* GIVEN EXERCISE
Using the listing below, output only the lines from the one that contains "What Bokeh code" through the one that contains "from bokeh.resources import INLINE", inclusive, exactly as given and without images.

-- START --

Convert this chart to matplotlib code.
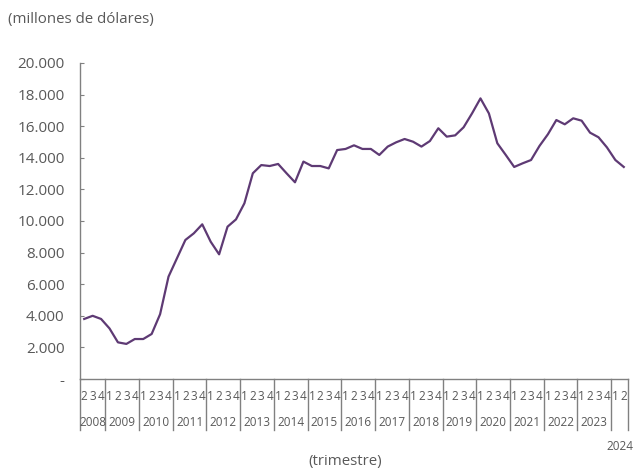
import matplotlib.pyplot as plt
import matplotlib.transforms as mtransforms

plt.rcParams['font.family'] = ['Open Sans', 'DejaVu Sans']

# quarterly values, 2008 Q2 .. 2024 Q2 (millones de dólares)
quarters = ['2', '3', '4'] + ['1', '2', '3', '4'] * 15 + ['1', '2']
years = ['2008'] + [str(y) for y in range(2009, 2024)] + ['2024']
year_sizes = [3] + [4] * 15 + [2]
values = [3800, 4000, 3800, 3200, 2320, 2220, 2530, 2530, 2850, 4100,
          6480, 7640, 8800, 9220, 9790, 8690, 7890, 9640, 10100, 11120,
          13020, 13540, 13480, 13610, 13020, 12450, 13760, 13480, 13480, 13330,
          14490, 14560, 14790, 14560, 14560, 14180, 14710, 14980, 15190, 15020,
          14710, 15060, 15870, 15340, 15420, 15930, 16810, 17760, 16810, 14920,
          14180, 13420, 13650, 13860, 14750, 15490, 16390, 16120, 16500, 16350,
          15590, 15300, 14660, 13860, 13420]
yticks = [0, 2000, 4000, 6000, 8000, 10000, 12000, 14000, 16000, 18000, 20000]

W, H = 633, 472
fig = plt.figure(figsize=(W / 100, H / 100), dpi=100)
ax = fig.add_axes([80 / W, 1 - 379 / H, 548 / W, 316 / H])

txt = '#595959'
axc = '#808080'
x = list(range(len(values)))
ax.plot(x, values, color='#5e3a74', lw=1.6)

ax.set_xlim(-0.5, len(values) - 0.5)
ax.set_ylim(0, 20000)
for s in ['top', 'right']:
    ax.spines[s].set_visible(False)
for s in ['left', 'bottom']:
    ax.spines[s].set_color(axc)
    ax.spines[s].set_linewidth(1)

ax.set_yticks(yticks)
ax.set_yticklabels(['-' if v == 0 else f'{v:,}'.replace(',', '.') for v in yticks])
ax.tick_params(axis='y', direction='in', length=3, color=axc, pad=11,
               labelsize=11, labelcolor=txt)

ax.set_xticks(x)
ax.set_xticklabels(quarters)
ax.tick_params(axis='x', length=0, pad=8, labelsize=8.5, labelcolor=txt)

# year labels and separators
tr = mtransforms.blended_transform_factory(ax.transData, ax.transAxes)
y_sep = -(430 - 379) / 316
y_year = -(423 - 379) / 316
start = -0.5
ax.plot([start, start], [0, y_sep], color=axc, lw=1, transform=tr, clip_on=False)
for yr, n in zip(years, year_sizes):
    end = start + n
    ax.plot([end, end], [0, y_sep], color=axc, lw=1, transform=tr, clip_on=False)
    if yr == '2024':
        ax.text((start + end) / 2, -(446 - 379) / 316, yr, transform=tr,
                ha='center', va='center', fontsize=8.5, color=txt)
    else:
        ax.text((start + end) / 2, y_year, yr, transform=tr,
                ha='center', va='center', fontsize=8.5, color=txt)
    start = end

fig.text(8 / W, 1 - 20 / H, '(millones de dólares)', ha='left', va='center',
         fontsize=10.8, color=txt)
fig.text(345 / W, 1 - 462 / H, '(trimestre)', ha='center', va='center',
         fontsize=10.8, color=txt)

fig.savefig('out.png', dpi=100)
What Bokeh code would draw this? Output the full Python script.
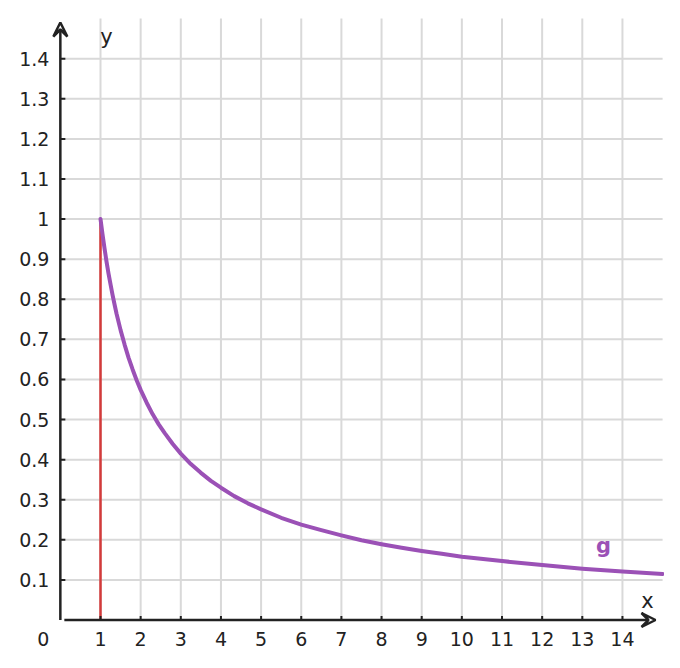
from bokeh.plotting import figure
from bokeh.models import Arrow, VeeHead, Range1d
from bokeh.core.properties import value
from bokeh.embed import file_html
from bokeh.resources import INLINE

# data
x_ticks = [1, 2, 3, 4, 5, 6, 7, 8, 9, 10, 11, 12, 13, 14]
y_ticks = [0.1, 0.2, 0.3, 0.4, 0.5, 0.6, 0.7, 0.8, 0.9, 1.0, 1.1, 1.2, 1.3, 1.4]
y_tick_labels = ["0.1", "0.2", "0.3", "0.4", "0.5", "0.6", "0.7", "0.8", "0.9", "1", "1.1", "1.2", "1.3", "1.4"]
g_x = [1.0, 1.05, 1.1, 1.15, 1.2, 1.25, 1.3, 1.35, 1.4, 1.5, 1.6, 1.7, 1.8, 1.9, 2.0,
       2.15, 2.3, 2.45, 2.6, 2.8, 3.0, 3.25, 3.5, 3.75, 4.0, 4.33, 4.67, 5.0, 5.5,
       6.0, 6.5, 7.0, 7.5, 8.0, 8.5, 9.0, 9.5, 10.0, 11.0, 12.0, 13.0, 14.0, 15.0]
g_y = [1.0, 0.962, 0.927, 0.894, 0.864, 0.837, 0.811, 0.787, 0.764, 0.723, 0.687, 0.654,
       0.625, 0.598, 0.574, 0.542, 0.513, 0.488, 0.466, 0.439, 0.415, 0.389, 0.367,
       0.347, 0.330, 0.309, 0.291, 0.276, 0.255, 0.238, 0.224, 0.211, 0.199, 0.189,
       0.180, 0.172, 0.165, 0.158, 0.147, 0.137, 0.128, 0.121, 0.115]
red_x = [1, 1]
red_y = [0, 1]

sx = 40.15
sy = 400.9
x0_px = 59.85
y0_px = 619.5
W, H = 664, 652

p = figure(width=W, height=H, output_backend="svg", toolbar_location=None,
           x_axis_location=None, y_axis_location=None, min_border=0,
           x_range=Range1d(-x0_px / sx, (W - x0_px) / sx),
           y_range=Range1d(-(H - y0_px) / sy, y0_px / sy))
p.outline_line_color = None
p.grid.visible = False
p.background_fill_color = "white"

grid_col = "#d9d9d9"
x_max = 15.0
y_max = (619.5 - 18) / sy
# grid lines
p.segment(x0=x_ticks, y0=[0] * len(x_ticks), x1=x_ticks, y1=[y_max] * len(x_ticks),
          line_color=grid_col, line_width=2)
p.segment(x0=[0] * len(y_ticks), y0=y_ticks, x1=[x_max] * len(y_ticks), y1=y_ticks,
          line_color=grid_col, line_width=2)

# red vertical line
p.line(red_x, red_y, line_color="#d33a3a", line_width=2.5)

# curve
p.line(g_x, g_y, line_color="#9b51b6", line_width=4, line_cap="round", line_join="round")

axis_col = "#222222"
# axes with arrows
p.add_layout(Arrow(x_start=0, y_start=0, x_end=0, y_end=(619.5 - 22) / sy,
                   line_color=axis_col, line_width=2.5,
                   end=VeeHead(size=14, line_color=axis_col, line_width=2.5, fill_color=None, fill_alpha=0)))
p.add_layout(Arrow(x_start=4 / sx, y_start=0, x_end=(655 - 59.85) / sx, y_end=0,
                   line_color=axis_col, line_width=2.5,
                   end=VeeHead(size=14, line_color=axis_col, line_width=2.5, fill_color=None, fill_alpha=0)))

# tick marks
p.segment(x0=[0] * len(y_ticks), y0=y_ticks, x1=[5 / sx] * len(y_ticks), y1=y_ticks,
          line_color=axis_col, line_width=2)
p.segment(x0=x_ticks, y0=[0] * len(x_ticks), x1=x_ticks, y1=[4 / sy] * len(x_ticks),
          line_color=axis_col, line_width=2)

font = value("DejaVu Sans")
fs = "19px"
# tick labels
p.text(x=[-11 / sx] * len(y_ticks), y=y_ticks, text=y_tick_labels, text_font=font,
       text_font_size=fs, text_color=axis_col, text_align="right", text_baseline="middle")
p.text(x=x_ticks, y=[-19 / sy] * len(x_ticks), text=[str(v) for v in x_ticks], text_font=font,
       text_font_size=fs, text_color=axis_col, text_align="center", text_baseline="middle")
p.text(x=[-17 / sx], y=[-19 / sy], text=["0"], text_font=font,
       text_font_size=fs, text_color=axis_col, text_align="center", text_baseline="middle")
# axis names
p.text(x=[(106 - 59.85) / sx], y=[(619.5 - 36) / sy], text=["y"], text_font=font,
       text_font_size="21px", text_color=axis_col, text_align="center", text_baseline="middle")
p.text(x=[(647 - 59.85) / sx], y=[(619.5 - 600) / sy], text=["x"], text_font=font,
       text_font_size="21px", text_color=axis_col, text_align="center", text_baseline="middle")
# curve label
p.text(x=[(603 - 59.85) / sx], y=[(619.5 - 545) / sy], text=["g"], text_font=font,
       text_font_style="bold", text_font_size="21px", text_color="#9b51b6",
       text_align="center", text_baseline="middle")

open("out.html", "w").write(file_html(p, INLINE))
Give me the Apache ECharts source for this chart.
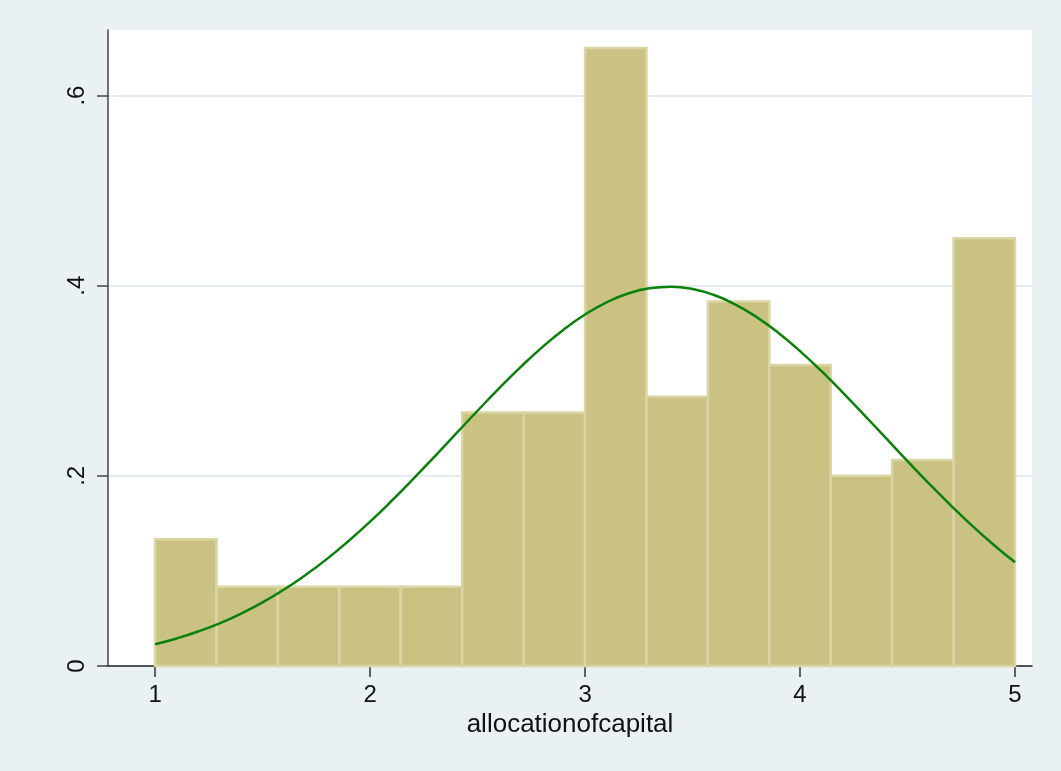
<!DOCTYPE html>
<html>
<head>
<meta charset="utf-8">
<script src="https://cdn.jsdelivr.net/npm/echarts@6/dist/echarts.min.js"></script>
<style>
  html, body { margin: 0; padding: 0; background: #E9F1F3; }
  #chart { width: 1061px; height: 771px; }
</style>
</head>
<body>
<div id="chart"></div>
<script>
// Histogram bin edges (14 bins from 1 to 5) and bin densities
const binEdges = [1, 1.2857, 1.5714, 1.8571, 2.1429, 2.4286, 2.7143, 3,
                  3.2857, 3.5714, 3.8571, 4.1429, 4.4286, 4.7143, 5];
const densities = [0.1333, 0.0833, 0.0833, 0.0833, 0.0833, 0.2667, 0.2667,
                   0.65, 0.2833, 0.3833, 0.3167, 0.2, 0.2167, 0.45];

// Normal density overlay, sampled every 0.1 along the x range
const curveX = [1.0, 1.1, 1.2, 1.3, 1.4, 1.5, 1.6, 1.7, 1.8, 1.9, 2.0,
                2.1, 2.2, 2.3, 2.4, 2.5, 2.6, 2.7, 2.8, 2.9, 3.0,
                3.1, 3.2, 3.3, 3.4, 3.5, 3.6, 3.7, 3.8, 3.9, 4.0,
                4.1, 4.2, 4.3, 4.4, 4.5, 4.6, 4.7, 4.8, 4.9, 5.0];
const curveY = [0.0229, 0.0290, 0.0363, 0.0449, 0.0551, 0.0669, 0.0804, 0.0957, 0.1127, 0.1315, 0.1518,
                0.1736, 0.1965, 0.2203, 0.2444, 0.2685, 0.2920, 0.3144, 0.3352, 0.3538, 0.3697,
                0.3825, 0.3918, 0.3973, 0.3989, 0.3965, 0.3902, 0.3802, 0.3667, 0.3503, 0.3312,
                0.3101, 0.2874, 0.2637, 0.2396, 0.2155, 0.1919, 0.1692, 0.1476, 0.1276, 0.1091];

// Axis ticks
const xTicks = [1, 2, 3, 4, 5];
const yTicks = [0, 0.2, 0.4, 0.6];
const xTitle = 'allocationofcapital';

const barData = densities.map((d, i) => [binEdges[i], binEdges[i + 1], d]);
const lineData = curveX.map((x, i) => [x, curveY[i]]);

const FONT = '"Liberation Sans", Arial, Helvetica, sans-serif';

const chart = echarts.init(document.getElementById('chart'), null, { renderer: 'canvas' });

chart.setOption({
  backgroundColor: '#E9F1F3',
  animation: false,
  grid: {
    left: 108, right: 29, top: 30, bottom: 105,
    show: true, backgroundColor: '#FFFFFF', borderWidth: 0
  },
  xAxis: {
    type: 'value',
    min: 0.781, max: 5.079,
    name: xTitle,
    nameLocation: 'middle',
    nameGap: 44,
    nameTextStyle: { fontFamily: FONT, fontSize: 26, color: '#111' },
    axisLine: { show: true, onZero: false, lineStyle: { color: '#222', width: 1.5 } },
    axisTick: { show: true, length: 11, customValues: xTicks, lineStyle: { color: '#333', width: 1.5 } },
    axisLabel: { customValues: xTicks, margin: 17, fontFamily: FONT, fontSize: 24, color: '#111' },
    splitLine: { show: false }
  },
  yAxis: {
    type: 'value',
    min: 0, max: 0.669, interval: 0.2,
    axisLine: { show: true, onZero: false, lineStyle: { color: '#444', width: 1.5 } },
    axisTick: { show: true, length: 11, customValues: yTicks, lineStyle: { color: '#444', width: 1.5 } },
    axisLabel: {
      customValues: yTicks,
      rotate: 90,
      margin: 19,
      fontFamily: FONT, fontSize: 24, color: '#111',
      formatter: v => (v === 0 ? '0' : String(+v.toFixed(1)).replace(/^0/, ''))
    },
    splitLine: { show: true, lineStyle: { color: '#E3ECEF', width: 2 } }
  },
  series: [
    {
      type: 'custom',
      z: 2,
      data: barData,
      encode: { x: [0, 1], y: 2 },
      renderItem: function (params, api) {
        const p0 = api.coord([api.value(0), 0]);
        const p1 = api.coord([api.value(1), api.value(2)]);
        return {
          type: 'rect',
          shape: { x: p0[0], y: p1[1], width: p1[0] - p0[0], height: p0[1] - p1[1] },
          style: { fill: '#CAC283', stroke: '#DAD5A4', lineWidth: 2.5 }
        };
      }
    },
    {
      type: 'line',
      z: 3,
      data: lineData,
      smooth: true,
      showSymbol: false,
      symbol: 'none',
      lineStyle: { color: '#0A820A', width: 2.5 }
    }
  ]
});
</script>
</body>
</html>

-- END --

* CORRECT RESPONSE
What Bokeh code would draw this? Output the full Python script.
from bokeh.plotting import figure
from bokeh.models import Arrow, VeeHead, Range1d
from bokeh.core.properties import value
from bokeh.embed import file_html
from bokeh.resources import INLINE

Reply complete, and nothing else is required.